L’étude montre un bénéfice de l’utilisation du CGM chez des patients vivant avec un DT2 traités par insuline basale sans insuline rapide avec une nette amélioration de l’HbA1c et du TIR.  Ce bénéfice en termes de TIR est perdu après l’arrêt de CGM. La diminution du TIR après arrêt du CGM est importante en pratique puisque l’association entre le TIR et les complications de diabète a déjà été démontrée. Dans l’analyse de données du DCCT il a été démontré que le TIR (évalué à partir de sept glycémies capillaires par jour, une journée tous les trois mois) présentait une forte association avec le risque de développement et/ou de progression de la rétinopathie et de la microalbuminurie. A chaque diminution du TIR de 10%, le taux de survenue ou d’aggravation était augmentée de 64% pour la rétinopathie et de 40% pour la microalbuminurie [5].
Le point fort de cette étude est l’inclusion de profils de patients variés du point de vue ethnique et socioéconomique. Ceci peut faciliter l’extrapolation des résultats pour tous les patients vivant avec un DT2. La limite de l’étude est le faible effectif, notamment dans le groupe qui a poursuivi l’utilisation de CGM en phase 2.

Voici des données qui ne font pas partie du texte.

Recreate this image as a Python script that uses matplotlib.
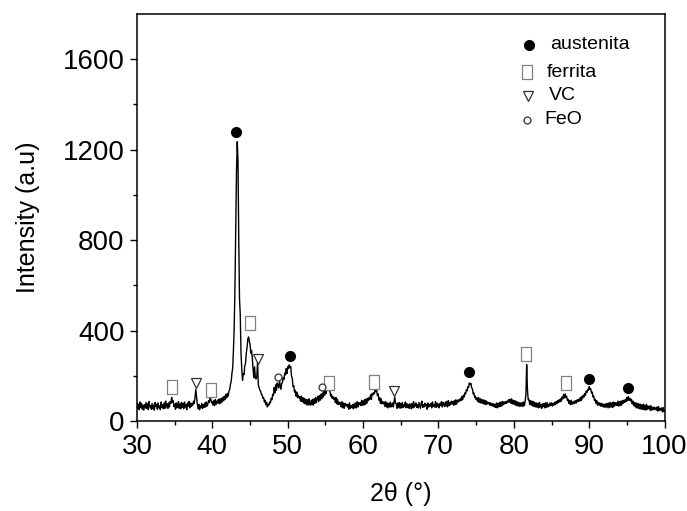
import numpy as np
import matplotlib
matplotlib.use("Agg")
import matplotlib.pyplot as plt
from matplotlib.path import Path

plt.rcParams['font.family'] = ['Liberation Sans', 'DejaVu Sans']

# 2-theta grid: 30.0 .. 100.0 in 0.1 degree steps
two_theta_start, two_theta_end, two_theta_step = 30.0, 100.0, 0.1

intensity = [
    80, 54, 74, 50, 84, 60, 78, 52, 70, 48,        # 30
    72, 58, 82, 56, 76, 50, 86, 62, 68, 52,        # 31
    78, 54, 70, 48, 82, 64, 74, 52, 80, 58,        # 32
    66, 50, 84, 60, 72, 54, 80, 56, 88, 62,        # 33
    76, 56, 80, 62, 86, 78, 104, 84, 90, 64,       # 34
    74, 52, 80, 58, 70, 86, 56, 76, 54, 82,        # 35
    60, 78, 54, 84, 62, 72, 50, 80, 66, 86,        # 36
    58, 80, 64, 76, 70, 88, 78, 104, 140, 106,     # 37
    76, 54, 74, 50, 68, 58, 78, 56, 72, 60,        # 38
    80, 62, 84, 66, 76, 90, 82, 104, 96, 80,       # 39
    86, 70, 92, 68, 94, 74, 88, 80, 96, 76,        # 40
    98, 78, 100, 84, 106, 90, 110, 96, 118, 102,   # 41
    122, 110, 132, 140, 162, 176, 212, 236, 318, 420,   # 42
    600, 850, 1100, 1235, 1150, 800, 540, 470, 300, 230,  # 43
    180, 210, 205, 245, 255, 300, 325, 362, 372, 352,   # 44
    340, 300, 312, 278, 228, 192, 240, 190, 186, 200,   # 45
    262, 158, 148, 136, 132, 118, 116, 100, 104, 84,    # 46
    92, 72, 82, 62, 74, 70, 84, 80, 100, 94,       # 47
    118, 112, 148, 124, 160, 136, 168, 158, 146, 178,   # 48
    160, 140, 166, 170, 192, 184, 212, 204, 232, 210,   # 49
    240, 232, 248, 236, 240, 198, 190, 152, 156, 128,   # 50
    136, 110, 128, 104, 114, 102, 108, 88, 110, 86,     # 51
    104, 80, 100, 76, 96, 72, 94, 70, 98, 76,      # 52
    70, 92, 72, 96, 70, 98, 78, 104, 82, 100,      # 53
    110, 86, 112, 92, 118, 98, 124, 106, 132, 114,      # 54
    138, 122, 146, 140, 142, 134, 132, 110, 118, 100,   # 55
    108, 96, 102, 82, 104, 76, 96, 72, 84, 74,     # 56
    82, 62, 86, 58, 80, 56, 78, 68, 74, 62,        # 57
    74, 52, 80, 56, 68, 60, 72, 54, 76, 58,        # 58
    80, 58, 86, 62, 82, 72, 80, 68, 92, 70,        # 59
    90, 70, 94, 74, 98, 78, 100, 90, 104, 96,      # 60
    116, 96, 122, 116, 126, 120, 140, 130, 136, 112,    # 61
    120, 92, 104, 78, 98, 76, 86, 76, 84, 64,      # 62
    86, 62, 80, 58, 78, 62, 84, 62, 72, 80,        # 63
    62, 84, 106, 78, 76, 56, 80, 60, 82, 56,       # 64
    78, 58, 82, 60, 72, 64, 84, 58, 78, 60,        # 65
    72, 56, 76, 68, 54, 78, 58, 86, 62, 72,        # 66
    80, 60, 72, 58, 82, 68, 56, 78, 88, 60,        # 67
    72, 62, 78, 66, 74, 52, 80, 62, 72, 66,        # 68
    78, 58, 84, 64, 72, 62, 86, 60, 80, 64,        # 69
    74, 58, 78, 70, 86, 62, 82, 74, 64, 84,        # 70
    66, 86, 62, 90, 68, 82, 72, 88, 76, 86,        # 71
    70, 90, 72, 94, 74, 92, 84, 94, 88, 100,       # 72
    90, 108, 94, 114, 106, 124, 120, 138, 134, 152,     # 73
    150, 168, 162, 166, 146, 144, 120, 124, 104, 110,   # 74
    94, 102, 86, 104, 82, 100, 80, 96, 78, 94,     # 75
    76, 92, 72, 90, 74, 84, 76, 82, 70, 80,        # 76
    68, 78, 66, 76, 62, 74, 60, 80, 58, 78,        # 77
    62, 82, 64, 84, 66, 86, 72, 84, 76, 86,        # 78
    78, 88, 82, 94, 84, 96, 78, 98, 76, 92,        # 79
    74, 90, 70, 88, 68, 84, 66, 82, 64, 80,        # 80
    66, 82, 64, 84, 68, 88, 118, 250, 140, 94,     # 81
    96, 74, 90, 70, 88, 66, 86, 64, 82, 62,        # 82
    80, 60, 78, 58, 82, 62, 72, 56, 76, 64,        # 83
    78, 58, 80, 60, 82, 62, 74, 66, 80, 68,        # 84
    80, 66, 78, 70, 82, 72, 86, 76, 90, 82,        # 85
    94, 84, 98, 88, 106, 98, 118, 102, 120, 104,   # 86
    110, 90, 96, 78, 90, 72, 92, 74, 84, 76,       # 87
    88, 78, 90, 80, 94, 86, 96, 88, 104, 90,       # 88
    108, 98, 114, 106, 122, 114, 132, 126, 140, 136,    # 89
    152, 140, 142, 124, 128, 106, 110, 90, 96, 78,      # 90
    90, 70, 82, 70, 80, 66, 78, 64, 76, 62,        # 91
    74, 60, 76, 62, 78, 58, 80, 60, 82, 62,        # 92
    80, 60, 84, 64, 82, 70, 80, 68, 88, 66,        # 93
    86, 68, 88, 70, 90, 78, 92, 82, 96, 86,        # 94
    104, 90, 108, 92, 100, 88, 96, 76, 88, 68,     # 95
    82, 62, 80, 58, 78, 56, 76, 54, 74, 52,        # 96
    72, 52, 74, 50, 70, 48, 72, 52, 66, 54,        # 97
    66, 46, 68, 48, 60, 50, 62, 52, 58, 48,        # 98
    62, 44, 64, 46, 56, 48, 58, 40, 60, 42,        # 99
    48,                                            # 100
]

# Phase identification markers (2theta, height)
austenita_x = [43.2, 50.3, 74.0, 90.0, 95.1]
austenita_y = [1277, 289, 215, 186, 148]
ferrita_x = [34.6, 39.8, 44.95, 55.5, 61.5, 81.6, 86.9]
ferrita_y = [149, 137, 432, 169, 172, 296, 168]
vc_x = [37.8, 46.0, 64.1]
vc_y = [169, 273, 134]
feo_x = [48.7, 54.6]
feo_y = [196, 149]

legend_labels = ["austenita", "ferrita", "VC", "FeO"]

x_ticks = [30, 40, 50, 60, 70, 80, 90, 100]
y_ticks = [0, 400, 800, 1200, 1600]

two_theta = np.round(np.arange(two_theta_start, two_theta_end + two_theta_step / 2, two_theta_step), 2)

fig = plt.figure(figsize=(6.87, 5.11), dpi=100)
ax = fig.add_axes([137 / 687, 1 - 421 / 511, 527.6 / 687, 407 / 511])

ax.plot(two_theta, intensity, color='black', lw=1.0)

rect = Path([(-0.38, -0.5), (0.38, -0.5), (0.38, 0.5), (-0.38, 0.5), (-0.38, -0.5)],
            [Path.MOVETO, Path.LINETO, Path.LINETO, Path.LINETO, Path.CLOSEPOLY])

sty_a = dict(marker='o', ls='none', ms=7, mfc='black', mec='black')
sty_f = dict(marker=rect, ls='none', ms=10, mfc='white', mec='#808080', mew=0.9)
sty_v = dict(marker='v', ls='none', ms=7.5, mfc='white', mec='#303030', mew=0.9)
sty_o = dict(marker='o', ls='none', ms=5, mfc='white', mec='#303030', mew=0.9)

ax.plot(austenita_x, austenita_y, **sty_a)
ax.plot(ferrita_x, ferrita_y, **sty_f)
ax.plot(vc_x, vc_y, **sty_v)
ax.plot(feo_x, feo_y, **sty_o)

# legend as text block
leg_mx = [0.743, 0.739, 0.741, 0.739]
leg_my = [0.924, 0.857, 0.799, 0.740]
leg_tx = [0.783, 0.777, 0.781, 0.773]
for sty, mx, my, tx, lab in zip([sty_a, sty_f, sty_v, sty_o], leg_mx, leg_my, leg_tx, legend_labels):
    ax.plot([mx], [my], transform=ax.transAxes, clip_on=False, **sty)
    ax.text(tx, my, lab, transform=ax.transAxes, fontsize=14, va='center', ha='left')

ax.set_xlim(30, 100)
ax.set_ylim(0, 1800)
ax.set_xticks(x_ticks)
ax.set_yticks(y_ticks)
ax.set_xticks(np.arange(35, 100, 10), minor=True)
ax.set_yticks(np.arange(200, 1800, 400), minor=True)
ax.tick_params(which='major', direction='out', length=5, width=1, labelsize=20, pad=4)
ax.tick_params(which='minor', direction='out', length=3, width=1)
for s in ax.spines.values():
    s.set_linewidth(1.1)

ax.set_xlabel("2θ (°)", fontsize=18, labelpad=16)
ax.set_ylabel("Intensity (a.u)", fontsize=18, labelpad=16)

fig.savefig("out.png", dpi=100)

En conclusion, le bénéfice de l’utilisation de CGM chez des patients vivants avec un DT2 traités par insuline basale et d’autres thérapeutiques anti-hyperglycémiantes à l’exception de l’insuline rapide a été maintenu sur une durée de 14 mois. Une utilisation du CGM au long cours pourrait ainsi diminuer le risque de complications chroniques chez les patients DT2 uniquement sous insuline basale.

 

Références

[1] Beck RW, et al. Continuous Glucose Monitoring Versus Usual Care in Patients With Type 2 Diabetes Receiving Multiple Daily Insulin Injections: A Randomized Trial. Ann Intern Med 2017; 167:365–74.
 
[2] Beck RW, et al. Effect of Continuous Glucose Monitoring on Glycemic Control in Adults With Type 1 Diabetes Using Insulin Injections: The DIAMOND Randomized Clinical Trial. JAMA 2017; 317:371–8.
 
[3] Pratley RE, et al. Effect of Continuous Glucose Monitoring on Hypoglycemia in Older Adults With Type 1 Diabetes: A Randomized Clinical Trial. JAMA 2020; 323:2397–406.
 
[4] Martens T, et al. Effect of Continuous Glucose Monitoring on Glycemic Control in Patients With Type 2 Diabetes Treated With Basal Insulin: A Randomized Clinical Trial. JAMA 2021; 325:2262–72.
 
[5] Beck RW, et al. Validation of Time in Range as an Outcome Measure for Diabetes Clinical Trials. Diabetes Care 2019; 42:400–5.